O fornecedor de bens ou o prestador de serviços e a entidade prestadora de serviços públicos essenciais que estejam obrigados a disponibilizar uma linha telefónica gratuita ou uma linha telefónica a que corresponda uma gama de numeração geográfica ou móvel, a que se referem o n.º 3 do artigo 4.º e o n.º 1 do artigo 5.º, estão impedidos de cobrar, previamente, ao consumidor qualquer montante diverso do permitido, sob a condição de lhe ser devolvido no final da chamada.

Artigo 8.º
Contraordenações

1 - Constitui contraordenação económica grave, punível nos termos do Regime Jurídico das Contraordenações Económicas (RJCE), aprovado pelo Decreto-Lei n.º 9/2021, de 29 de janeiro, a violação do disposto no artigo 3.º

2 - Constitui contraordenação económica muito grave, punível nos termos do RJCE, a violação do disposto nos n.os 1, 3 e 5 do artigo 4.º, no n.º 1 do artigo 5.º e nos artigos 6.º e 7.º

3 - A negligência e a tentativa são puníveis nos termos do RJCE.

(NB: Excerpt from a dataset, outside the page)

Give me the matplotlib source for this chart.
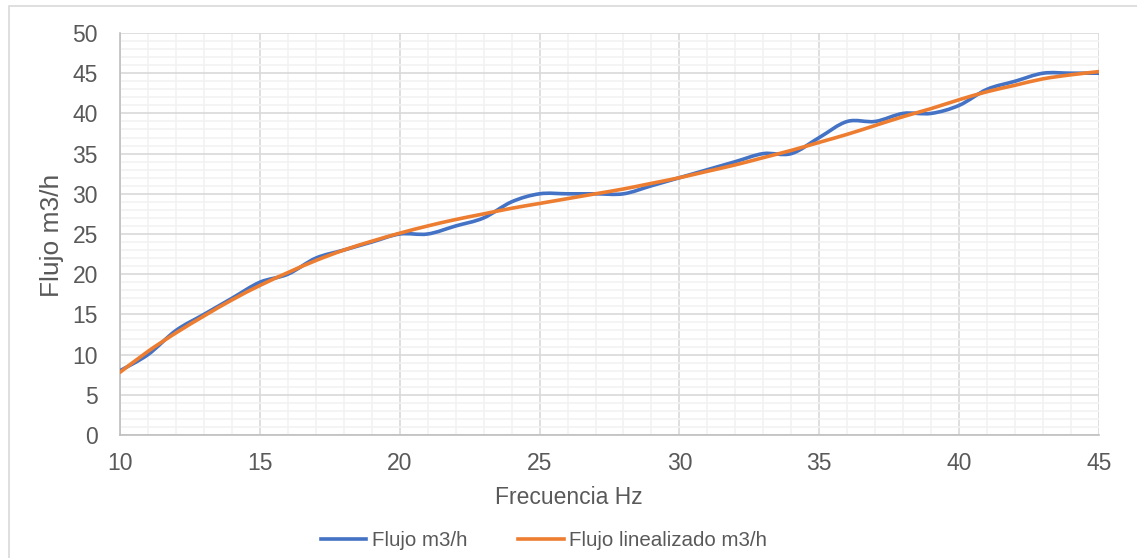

4 - O produto das coimas aplicadas pela prática das contraordenações económicas previstas no n.º 1 é repartido nos termos do RJCE.

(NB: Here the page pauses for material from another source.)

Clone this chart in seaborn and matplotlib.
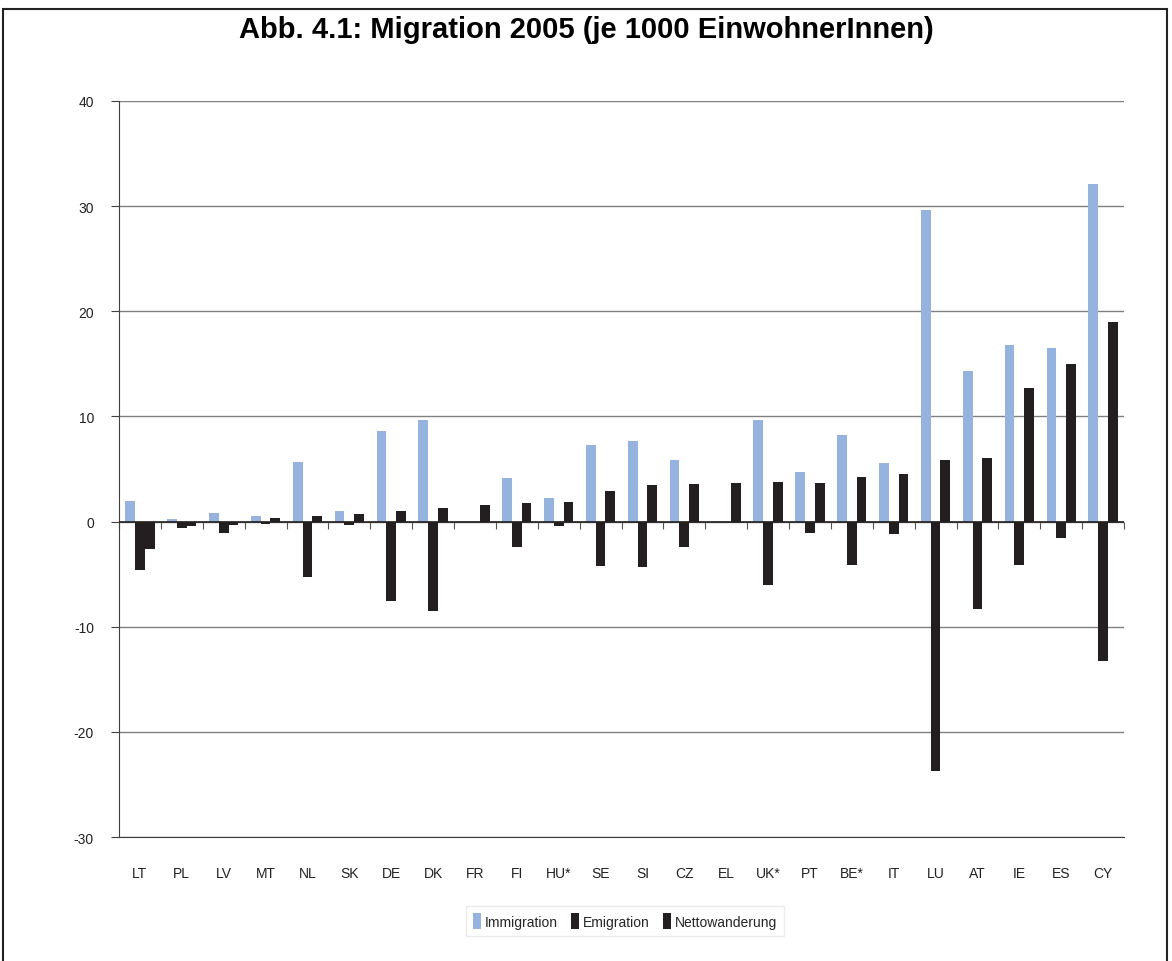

5 - A fiscalização do cumprimento do disposto na presente lei, bem como a instrução dos respetivos processos de contraordenação e a aplicação de sanções, competem à autoridade administrativa reguladora do setor no qual ocorra a infração ou, na falta de entidade setorialmente competente, à Autoridade de Segurança Alimentar e Económica.

Artigo 9.º
Alteração à Lei n.º 7/2020, de 10 de abril

O artigo 9.º da Lei n.º 7/2020, de 10 de abril, na sua redação atual, passa a ter a seguinte redação:

«Artigo 9.º
[...]

1 - As entidades públicas estão impossibilitadas de disponibilizar:

a) [...]

b) [...]

2 - Todas as entidades públicas que disponibilizam linhas telefónicas com números especiais, com os prefixos «808» e «30», devem proceder à criação de uma alternativa de números telefónicos com o prefixo «2», no prazo máximo de 90 dias, a contar da data de entrada em vigor da presente lei.

3 - São abrangidas pelo presente artigo as entidades que estejam integradas na Administração Pública central, regional ou local e as empresas concessionárias da Administração Pública central, regional ou local.

4 - [...]»

Artigo 10.º
Norma revogatória

É revogado o artigo 9.º-D da Lei n.º 24/96, de 31 de julho, alterada pela Lei n.º 85/98, de 16 de dezembro, pelo Decreto-Lei n.º 67/2003, de 8 de abril, e pelas Leis n.os 10/2013, de 28 de janeiro, 47/2014, de 28 de julho, e 63/2019, de 16 de agosto.

Artigo 11.º
Entrada em vigor e produção de efeitos

1 - O presente decreto-lei entra em vigor a 1 de novembro de 2021.

2 - Sem prejuízo do disposto no número anterior, o artigo 8.º apenas produz efeitos a partir de 1 de junho de 2022.